Standardisation of the mode of acquisition of legal personality
The draft bill aims to confer legal status on new Monegasque companies upon registration in the Répertoire du commerce et de l'industrie for commercial companies or the Registre spécial des sociétés civiles for civil companies.
This proposal would harmonize the rules on this matter for all types of companies. This would enhance legal certainty, particularly regarding the validity of acts concluded by a company in formation.
Individuals who would have undertaken acts on behalf of a company in formation would then be held jointly and severally liable for them without limit, unless the company, once duly formed and registered, assumes the obligations entered into.
Such commitments would then be considered as having been entered into by the company from the outset. The practical arrangements for such a takeover should be specified by sovereign ordinance.

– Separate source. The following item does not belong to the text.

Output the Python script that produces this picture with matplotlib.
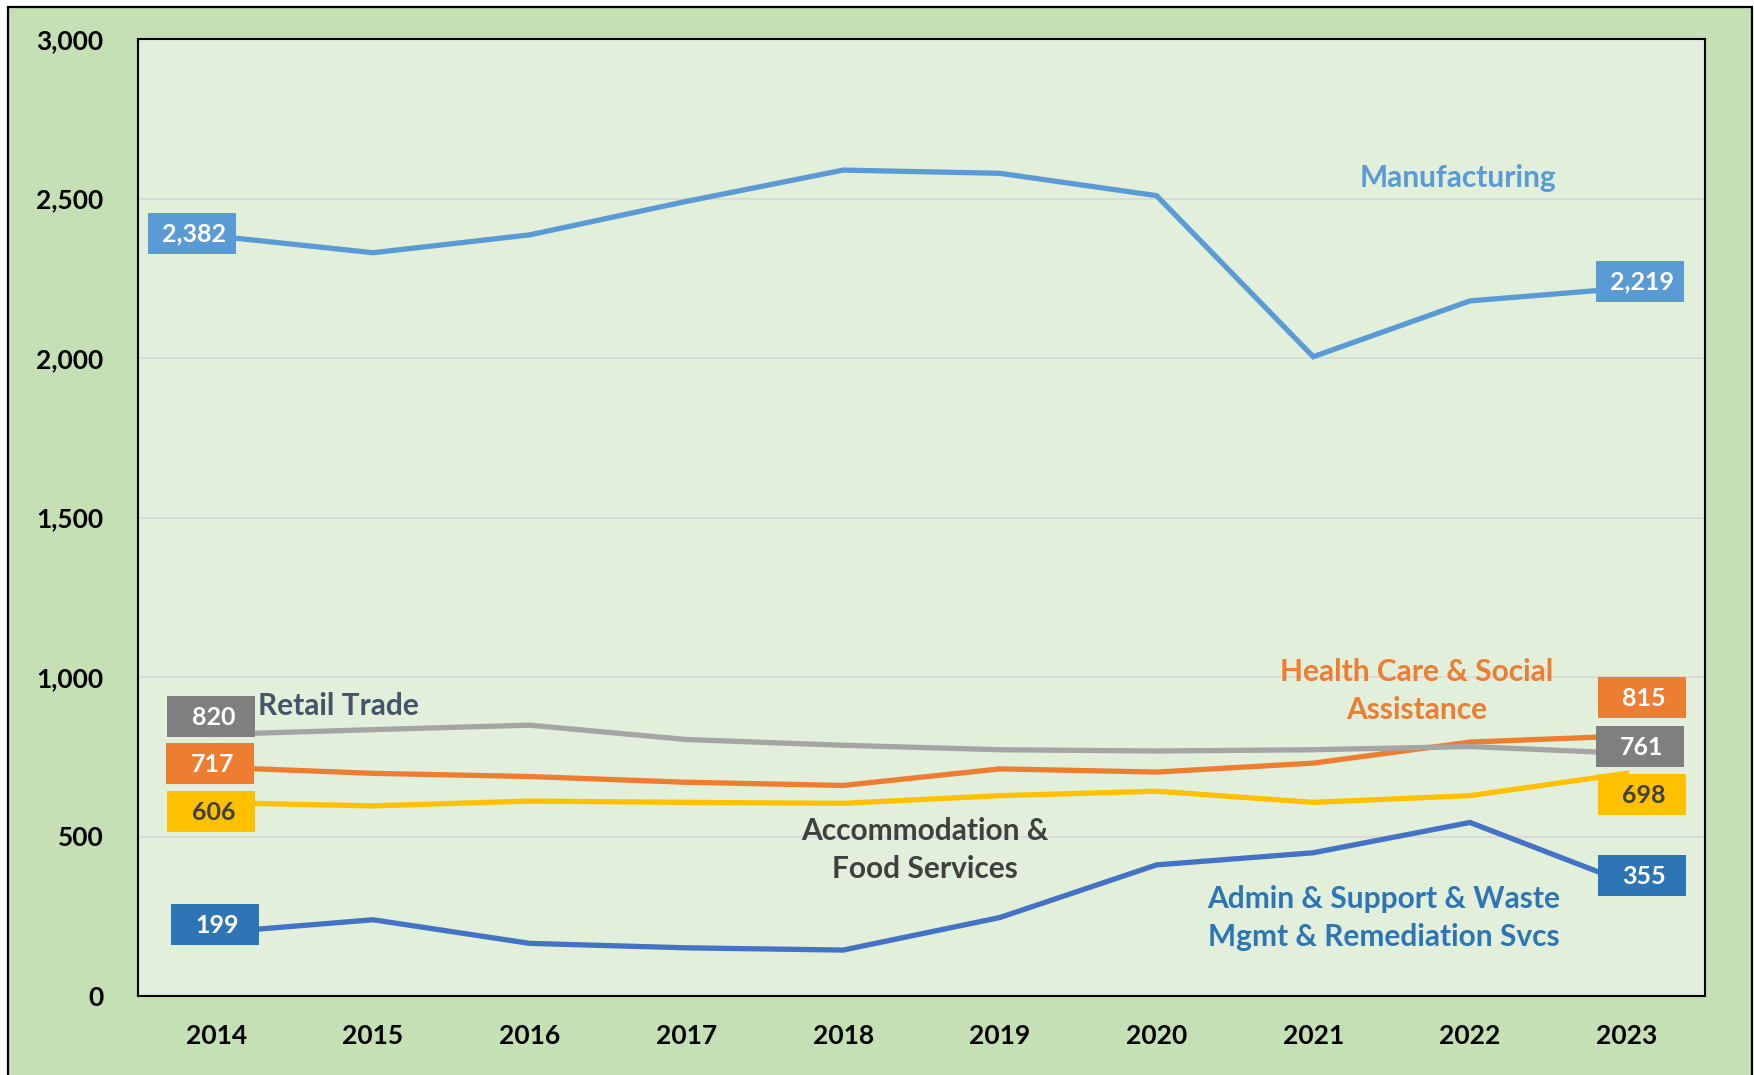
import matplotlib
matplotlib.use("Agg")
import matplotlib.pyplot as plt
from matplotlib.patches import Rectangle
from matplotlib.transforms import ScaledTranslation

# data
years = [2014, 2015, 2016, 2017, 2018, 2019, 2020, 2021, 2022, 2023]
manufacturing = [2382, 2330, 2386, 2491, 2589, 2579, 2509, 2004, 2179, 2219]
retail_trade = [820, 835, 849, 804, 786, 772, 768, 772, 782, 761]
health_care = [717, 698, 688, 670, 660, 712, 702, 730, 796, 815]
accommodation = [606, 596, 611, 607, 604, 628, 642, 607, 628, 698]
admin_support = [199, 239, 165, 151, 144, 246, 411, 449, 544, 355]
y_ticks = [0, 500, 1000, 1500, 2000, 2500, 3000]

plt.rcParams["font.family"] = ["Lato", "DejaVu Sans"]
plt.rcParams["font.weight"] = "bold"

W, H = 1754, 1075
fig = plt.figure(figsize=(W / 100, H / 100), dpi=100, facecolor="white")

# green outer frame with black border (bottom edge runs off the image)
fig.add_artist(Rectangle((8 / W, -0.02), (1752 - 8) / W, 1 - 7 / H + 0.02,
                         transform=fig.transFigure, fc="#C5E0B4", ec="black",
                         lw=1.6, zorder=-1))

ax = fig.add_axes([138 / W, 1 - 996 / H, (1705 - 138) / W, (996 - 39) / H])
ax.set_facecolor("#E2EFDA")
ax.set_xlim(-0.5, len(years) - 0.5)
ax.set_ylim(0, 3000)
ax.set_yticks(y_ticks)
ax.set_yticklabels([f"{v:,}" for v in y_ticks])
ax.set_xticks(range(len(years)))
ax.set_xticklabels([str(y) for y in years])
ax.tick_params(axis="y", length=0, pad=25, labelsize=19)
ax.tick_params(axis="x", length=0, pad=20, labelsize=19)
ax.grid(axis="y", color="#D9D9D9", lw=1.3)
ax.set_axisbelow(True)
for s in ax.spines.values():
    s.set_color("black")
    s.set_linewidth(1.5)

x = list(range(len(years)))

# (values, line colour, box colour, box text colour, first-label offset, last-label offset)
series = [
    (admin_support, "#4472C4", "#2E75B6", "white", (-1, 8), (15, 7)),
    (accommodation, "#FFC000", "#FFC000", "#404040", (-5, -9), (15, -21)),
    (health_care, "#ED7D31", "#ED7D31", "white", (-6, 4), (15, 39)),
    (retail_trade, "#A5A5A5", "#7F7F7F", "white", (-5, 18), (13, 7)),
    (manufacturing, "#5B9BD5", "#5B9BD5", "white", (-24, 3), (13, 7)),
]

box_w, box_h = 88, 41
for vals, lc, bc, tc, off0, off1 in series:
    ax.plot(x, vals, color=lc, lw=3.8, solid_joinstyle="miter", zorder=3)
    for i, (dx, dy) in ((0, off0), (len(vals) - 1, off1)):
        trans = fig.dpi_scale_trans + ScaledTranslation(x[i], vals[i], ax.transData)
        ax.add_patch(Rectangle(((dx - box_w / 2) / 100, (dy - box_h / 2) / 100),
                               box_w / 100, box_h / 100, transform=trans,
                               fc=bc, ec="none", zorder=5, clip_on=False))
        ax.annotate(f"{vals[i]:,}", xy=(x[i], vals[i]), xytext=(dx + 2, dy - 1),
                    textcoords="offset pixels", ha="center", va="center",
                    fontsize=18, color=tc, fontweight="bold", zorder=6)

# series names
lbl = dict(fontsize=21.5, fontweight="bold", linespacing=1.45)
fig.text(1458 / W, 1 - 178 / H, "Manufacturing", color="#5B9BD5",
         ha="center", va="center", **lbl)
fig.text(258 / W, 1 - 706 / H, "Retail Trade", color="#44546A",
         ha="left", va="center", **lbl)
fig.text(1417 / W, 1 - 691 / H, "Health Care & Social\nAssistance", color="#ED7D31",
         ha="center", va="center", **lbl)
fig.text(925 / W, 1 - 850 / H, "Accommodation &\nFood Services", color="#404040",
         ha="center", va="center", **lbl)
fig.text(1384 / W, 1 - 918 / H, "Admin & Support & Waste\nMgmt & Remediation Svcs",
         color="#2E75B6", ha="center", va="center", **lbl)

fig.savefig("out.png", dpi=100, facecolor=fig.get_facecolor())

Authorisation of contributions in sweat equity in Monegasque limited liability companies and public limited companies
The draft legislation aims to remove the prohibition on making contributions in sweat equity in Monegasque limited liability companies and public limited companies. This applies to instances where a shareholder provides resources, such as their work or knowledge, to the company in return for shares in the company.
The draft does not define "sweat equity" so as not to limit the types of contributions that may fall within its scope.
The draft also provides for certain measures to protect creditors against uncertain valuations of share capital. For example, S.A.R.L.s will be required to maintain a minimum share capital of €15,000, composed of contributions in cash and/or in kind (but not in sweat equity).
Extension of a company whose term has expired
As the law currently stands, a company is automatically dissolved when its term expires. The shareholders must be consulted on an extension, one year before the term's expiry and no decision can be taken on an extension once the term has expired.
The draft aims to introduce a procedure to regularise the extension of the company in Monaco, in case this consultation has not taken place.
The President of the Tribunal de première instance could, upon application within one year of the expiry of the company, authorise a consultation of the shareholders as a regularisation procedure. If the company is extended, all acts performed in accordance with the law and the articles of association prior to the extension would be deemed to have been duly performed by the extended company.
Establishment of preference shares
The draft aims to introduce the practice of preference shares, i.e. shares with rights that are different from those of ordinary shares. The Government intends to promote them and reassure economic operators about their validity by clarifying their regime.
The rights attached to the shares should be defined in the company's articles of association, with considerable scope for adaptation. For instance, preference shares could be created without voting rights or suspended upon the occurrence of a certain event. Another example would be the possibility of conferring enhanced profit-sharing rights.